What is expected —
Word for word, set down the records and skip each picture.

Rows from a dataset of charts and code:
- - - - - - -

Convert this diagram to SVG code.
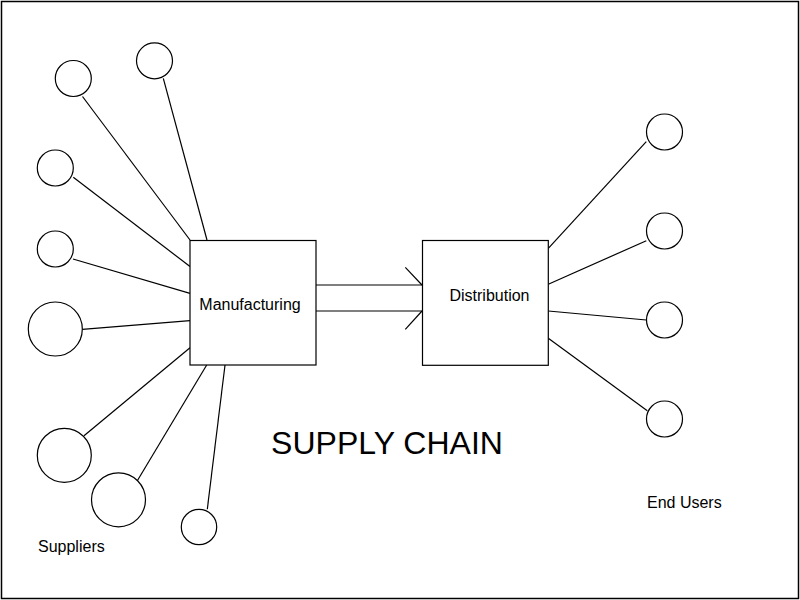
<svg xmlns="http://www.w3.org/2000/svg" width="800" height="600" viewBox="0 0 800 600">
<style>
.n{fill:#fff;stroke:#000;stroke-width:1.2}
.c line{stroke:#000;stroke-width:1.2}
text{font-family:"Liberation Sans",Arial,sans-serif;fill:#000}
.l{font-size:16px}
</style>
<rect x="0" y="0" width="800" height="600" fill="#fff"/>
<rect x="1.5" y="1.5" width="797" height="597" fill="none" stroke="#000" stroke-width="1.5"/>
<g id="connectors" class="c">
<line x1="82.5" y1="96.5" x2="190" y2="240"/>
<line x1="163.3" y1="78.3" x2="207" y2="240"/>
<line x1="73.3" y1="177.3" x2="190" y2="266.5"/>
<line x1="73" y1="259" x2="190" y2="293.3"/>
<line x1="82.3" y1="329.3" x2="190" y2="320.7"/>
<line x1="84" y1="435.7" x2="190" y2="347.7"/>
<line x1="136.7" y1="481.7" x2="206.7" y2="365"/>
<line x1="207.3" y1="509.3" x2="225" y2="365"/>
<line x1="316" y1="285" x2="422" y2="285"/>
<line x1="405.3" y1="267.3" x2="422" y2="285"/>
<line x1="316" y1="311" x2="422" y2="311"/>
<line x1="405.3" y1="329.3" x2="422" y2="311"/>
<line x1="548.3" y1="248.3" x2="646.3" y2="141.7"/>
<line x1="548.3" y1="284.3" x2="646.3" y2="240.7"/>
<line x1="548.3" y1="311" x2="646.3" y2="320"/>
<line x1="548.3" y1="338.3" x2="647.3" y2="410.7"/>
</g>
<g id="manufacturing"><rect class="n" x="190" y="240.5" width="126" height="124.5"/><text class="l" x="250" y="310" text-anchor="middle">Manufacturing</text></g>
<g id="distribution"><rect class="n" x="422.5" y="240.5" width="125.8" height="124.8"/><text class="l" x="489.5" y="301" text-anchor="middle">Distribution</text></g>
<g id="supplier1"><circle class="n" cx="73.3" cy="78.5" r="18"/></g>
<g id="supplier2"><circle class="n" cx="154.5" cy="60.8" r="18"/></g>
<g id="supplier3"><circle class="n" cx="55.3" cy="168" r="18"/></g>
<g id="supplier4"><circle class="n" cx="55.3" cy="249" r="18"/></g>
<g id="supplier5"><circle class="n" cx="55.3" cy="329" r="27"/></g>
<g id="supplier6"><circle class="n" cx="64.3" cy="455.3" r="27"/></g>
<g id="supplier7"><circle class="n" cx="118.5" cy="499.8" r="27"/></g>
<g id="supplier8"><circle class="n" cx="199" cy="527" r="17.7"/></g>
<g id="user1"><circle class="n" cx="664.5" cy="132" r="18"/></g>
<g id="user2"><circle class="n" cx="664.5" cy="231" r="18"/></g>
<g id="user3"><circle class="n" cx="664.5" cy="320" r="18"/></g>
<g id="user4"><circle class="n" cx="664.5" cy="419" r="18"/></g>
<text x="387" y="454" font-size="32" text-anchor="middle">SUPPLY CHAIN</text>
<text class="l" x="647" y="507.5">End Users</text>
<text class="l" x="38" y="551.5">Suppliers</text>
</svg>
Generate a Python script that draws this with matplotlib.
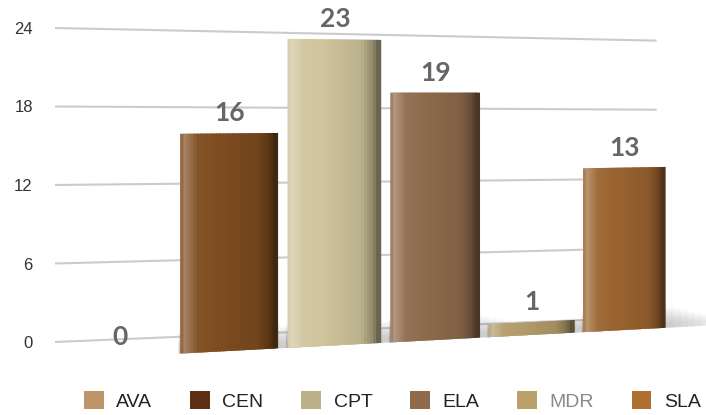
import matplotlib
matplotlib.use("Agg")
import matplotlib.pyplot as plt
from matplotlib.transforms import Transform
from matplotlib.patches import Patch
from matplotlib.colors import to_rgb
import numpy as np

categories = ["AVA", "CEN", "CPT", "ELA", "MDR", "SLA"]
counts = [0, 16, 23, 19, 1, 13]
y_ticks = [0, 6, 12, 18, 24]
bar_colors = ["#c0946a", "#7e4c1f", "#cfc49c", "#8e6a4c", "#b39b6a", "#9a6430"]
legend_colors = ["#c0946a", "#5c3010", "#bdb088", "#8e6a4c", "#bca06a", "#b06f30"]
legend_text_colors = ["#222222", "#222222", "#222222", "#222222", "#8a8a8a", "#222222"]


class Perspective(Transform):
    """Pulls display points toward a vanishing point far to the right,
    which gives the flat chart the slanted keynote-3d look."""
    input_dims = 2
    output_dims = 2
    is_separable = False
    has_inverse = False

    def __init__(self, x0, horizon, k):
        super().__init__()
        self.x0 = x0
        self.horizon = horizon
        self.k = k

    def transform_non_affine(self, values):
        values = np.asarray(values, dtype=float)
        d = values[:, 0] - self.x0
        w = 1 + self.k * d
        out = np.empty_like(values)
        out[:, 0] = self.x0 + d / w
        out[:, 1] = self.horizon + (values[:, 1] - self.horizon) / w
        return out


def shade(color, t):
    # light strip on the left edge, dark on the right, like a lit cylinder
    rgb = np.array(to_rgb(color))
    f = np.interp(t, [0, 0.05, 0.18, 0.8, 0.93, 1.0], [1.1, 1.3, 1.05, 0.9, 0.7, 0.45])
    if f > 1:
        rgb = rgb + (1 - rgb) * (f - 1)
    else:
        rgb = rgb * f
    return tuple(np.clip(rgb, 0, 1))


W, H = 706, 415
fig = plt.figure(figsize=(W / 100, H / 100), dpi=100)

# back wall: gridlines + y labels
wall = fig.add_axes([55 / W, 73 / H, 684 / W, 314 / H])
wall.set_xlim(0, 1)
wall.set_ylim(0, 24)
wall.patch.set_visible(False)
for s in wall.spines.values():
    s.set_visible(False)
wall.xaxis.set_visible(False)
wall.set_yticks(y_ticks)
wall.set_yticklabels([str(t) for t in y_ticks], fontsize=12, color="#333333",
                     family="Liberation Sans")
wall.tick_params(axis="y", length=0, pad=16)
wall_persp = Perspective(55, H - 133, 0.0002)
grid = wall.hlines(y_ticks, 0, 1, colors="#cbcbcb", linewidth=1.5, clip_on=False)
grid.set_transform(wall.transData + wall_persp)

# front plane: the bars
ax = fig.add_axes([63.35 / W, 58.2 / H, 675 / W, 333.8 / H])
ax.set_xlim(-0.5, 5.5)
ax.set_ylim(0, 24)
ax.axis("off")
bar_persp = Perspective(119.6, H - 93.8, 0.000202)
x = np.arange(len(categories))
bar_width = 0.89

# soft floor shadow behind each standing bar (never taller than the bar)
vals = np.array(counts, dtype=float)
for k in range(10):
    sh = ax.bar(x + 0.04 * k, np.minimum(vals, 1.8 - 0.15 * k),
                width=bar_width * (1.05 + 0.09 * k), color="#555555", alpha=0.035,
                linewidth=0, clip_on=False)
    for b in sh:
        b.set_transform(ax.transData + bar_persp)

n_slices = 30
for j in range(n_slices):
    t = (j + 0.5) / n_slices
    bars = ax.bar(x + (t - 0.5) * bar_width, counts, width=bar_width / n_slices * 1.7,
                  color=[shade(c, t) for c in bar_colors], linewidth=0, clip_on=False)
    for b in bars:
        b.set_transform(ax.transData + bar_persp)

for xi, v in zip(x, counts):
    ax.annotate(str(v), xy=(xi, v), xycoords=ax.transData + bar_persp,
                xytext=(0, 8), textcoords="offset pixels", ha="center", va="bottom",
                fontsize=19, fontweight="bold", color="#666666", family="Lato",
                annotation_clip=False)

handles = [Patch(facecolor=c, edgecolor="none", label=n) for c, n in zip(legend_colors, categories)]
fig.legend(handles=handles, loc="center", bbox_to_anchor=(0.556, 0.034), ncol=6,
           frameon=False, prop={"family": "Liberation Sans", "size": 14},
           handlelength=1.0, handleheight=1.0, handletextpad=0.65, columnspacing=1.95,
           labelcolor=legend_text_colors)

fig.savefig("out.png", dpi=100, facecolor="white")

- - - - - - -

Task output —
Convert this diagram to SVG code.
<svg xmlns="http://www.w3.org/2000/svg" width="800" height="600" viewBox="0 0 800 600">
<style>
.n{fill:#fff;stroke:#000;stroke-width:1.2}
.c line{stroke:#000;stroke-width:1.2}
text{font-family:"Liberation Sans",Arial,sans-serif;fill:#000}
.l{font-size:16px}
</style>
<rect x="0" y="0" width="800" height="600" fill="#fff"/>
<rect x="1.5" y="1.5" width="797" height="597" fill="none" stroke="#000" stroke-width="1.5"/>
<g id="connectors" class="c">
<line x1="82.5" y1="96.5" x2="190" y2="240"/>
<line x1="163.3" y1="78.3" x2="207" y2="240"/>
<line x1="73.3" y1="177.3" x2="190" y2="266.5"/>
<line x1="73" y1="259" x2="190" y2="293.3"/>
<line x1="82.3" y1="329.3" x2="190" y2="320.7"/>
<line x1="84" y1="435.7" x2="190" y2="347.7"/>
<line x1="136.7" y1="481.7" x2="206.7" y2="365"/>
<line x1="207.3" y1="509.3" x2="225" y2="365"/>
<line x1="316" y1="285" x2="422" y2="285"/>
<line x1="405.3" y1="267.3" x2="422" y2="285"/>
<line x1="316" y1="311" x2="422" y2="311"/>
<line x1="405.3" y1="329.3" x2="422" y2="311"/>
<line x1="548.3" y1="248.3" x2="646.3" y2="141.7"/>
<line x1="548.3" y1="284.3" x2="646.3" y2="240.7"/>
<line x1="548.3" y1="311" x2="646.3" y2="320"/>
<line x1="548.3" y1="338.3" x2="647.3" y2="410.7"/>
</g>
<g id="manufacturing"><rect class="n" x="190" y="240.5" width="126" height="124.5"/><text class="l" x="250" y="310" text-anchor="middle">Manufacturing</text></g>
<g id="distribution"><rect class="n" x="422.5" y="240.5" width="125.8" height="124.8"/><text class="l" x="489.5" y="301" text-anchor="middle">Distribution</text></g>
<g id="supplier1"><circle class="n" cx="73.3" cy="78.5" r="18"/></g>
<g id="supplier2"><circle class="n" cx="154.5" cy="60.8" r="18"/></g>
<g id="supplier3"><circle class="n" cx="55.3" cy="168" r="18"/></g>
<g id="supplier4"><circle class="n" cx="55.3" cy="249" r="18"/></g>
<g id="supplier5"><circle class="n" cx="55.3" cy="329" r="27"/></g>
<g id="supplier6"><circle class="n" cx="64.3" cy="455.3" r="27"/></g>
<g id="supplier7"><circle class="n" cx="118.5" cy="499.8" r="27"/></g>
<g id="supplier8"><circle class="n" cx="199" cy="527" r="17.7"/></g>
<g id="user1"><circle class="n" cx="664.5" cy="132" r="18"/></g>
<g id="user2"><circle class="n" cx="664.5" cy="231" r="18"/></g>
<g id="user3"><circle class="n" cx="664.5" cy="320" r="18"/></g>
<g id="user4"><circle class="n" cx="664.5" cy="419" r="18"/></g>
<text x="387" y="454" font-size="32" text-anchor="middle">SUPPLY CHAIN</text>
<text class="l" x="647" y="507.5">End Users</text>
<text class="l" x="38" y="551.5">Suppliers</text>
</svg>
Generate a Python script that draws this with matplotlib.
import matplotlib
matplotlib.use("Agg")
import matplotlib.pyplot as plt
from matplotlib.transforms import Transform
from matplotlib.patches import Patch
from matplotlib.colors import to_rgb
import numpy as np

categories = ["AVA", "CEN", "CPT", "ELA", "MDR", "SLA"]
counts = [0, 16, 23, 19, 1, 13]
y_ticks = [0, 6, 12, 18, 24]
bar_colors = ["#c0946a", "#7e4c1f", "#cfc49c", "#8e6a4c", "#b39b6a", "#9a6430"]
legend_colors = ["#c0946a", "#5c3010", "#bdb088", "#8e6a4c", "#bca06a", "#b06f30"]
legend_text_colors = ["#222222", "#222222", "#222222", "#222222", "#8a8a8a", "#222222"]


class Perspective(Transform):
    """Pulls display points toward a vanishing point far to the right,
    which gives the flat chart the slanted keynote-3d look."""
    input_dims = 2
    output_dims = 2
    is_separable = False
    has_inverse = False

    def __init__(self, x0, horizon, k):
        super().__init__()
        self.x0 = x0
        self.horizon = horizon
        self.k = k

    def transform_non_affine(self, values):
        values = np.asarray(values, dtype=float)
        d = values[:, 0] - self.x0
        w = 1 + self.k * d
        out = np.empty_like(values)
        out[:, 0] = self.x0 + d / w
        out[:, 1] = self.horizon + (values[:, 1] - self.horizon) / w
        return out


def shade(color, t):
    # light strip on the left edge, dark on the right, like a lit cylinder
    rgb = np.array(to_rgb(color))
    f = np.interp(t, [0, 0.05, 0.18, 0.8, 0.93, 1.0], [1.1, 1.3, 1.05, 0.9, 0.7, 0.45])
    if f > 1:
        rgb = rgb + (1 - rgb) * (f - 1)
    else:
        rgb = rgb * f
    return tuple(np.clip(rgb, 0, 1))


W, H = 706, 415
fig = plt.figure(figsize=(W / 100, H / 100), dpi=100)

# back wall: gridlines + y labels
wall = fig.add_axes([55 / W, 73 / H, 684 / W, 314 / H])
wall.set_xlim(0, 1)
wall.set_ylim(0, 24)
wall.patch.set_visible(False)
for s in wall.spines.values():
    s.set_visible(False)
wall.xaxis.set_visible(False)
wall.set_yticks(y_ticks)
wall.set_yticklabels([str(t) for t in y_ticks], fontsize=12, color="#333333",
                     family="Liberation Sans")
wall.tick_params(axis="y", length=0, pad=16)
wall_persp = Perspective(55, H - 133, 0.0002)
grid = wall.hlines(y_ticks, 0, 1, colors="#cbcbcb", linewidth=1.5, clip_on=False)
grid.set_transform(wall.transData + wall_persp)

# front plane: the bars
ax = fig.add_axes([63.35 / W, 58.2 / H, 675 / W, 333.8 / H])
ax.set_xlim(-0.5, 5.5)
ax.set_ylim(0, 24)
ax.axis("off")
bar_persp = Perspective(119.6, H - 93.8, 0.000202)
x = np.arange(len(categories))
bar_width = 0.89

# soft floor shadow behind each standing bar (never taller than the bar)
vals = np.array(counts, dtype=float)
for k in range(10):
    sh = ax.bar(x + 0.04 * k, np.minimum(vals, 1.8 - 0.15 * k),
                width=bar_width * (1.05 + 0.09 * k), color="#555555", alpha=0.035,
                linewidth=0, clip_on=False)
    for b in sh:
        b.set_transform(ax.transData + bar_persp)

n_slices = 30
for j in range(n_slices):
    t = (j + 0.5) / n_slices
    bars = ax.bar(x + (t - 0.5) * bar_width, counts, width=bar_width / n_slices * 1.7,
                  color=[shade(c, t) for c in bar_colors], linewidth=0, clip_on=False)
    for b in bars:
        b.set_transform(ax.transData + bar_persp)

for xi, v in zip(x, counts):
    ax.annotate(str(v), xy=(xi, v), xycoords=ax.transData + bar_persp,
                xytext=(0, 8), textcoords="offset pixels", ha="center", va="bottom",
                fontsize=19, fontweight="bold", color="#666666", family="Lato",
                annotation_clip=False)

handles = [Patch(facecolor=c, edgecolor="none", label=n) for c, n in zip(legend_colors, categories)]
fig.legend(handles=handles, loc="center", bbox_to_anchor=(0.556, 0.034), ncol=6,
           frameon=False, prop={"family": "Liberation Sans", "size": 14},
           handlelength=1.0, handleheight=1.0, handletextpad=0.65, columnspacing=1.95,
           labelcolor=legend_text_colors)

fig.savefig("out.png", dpi=100, facecolor="white")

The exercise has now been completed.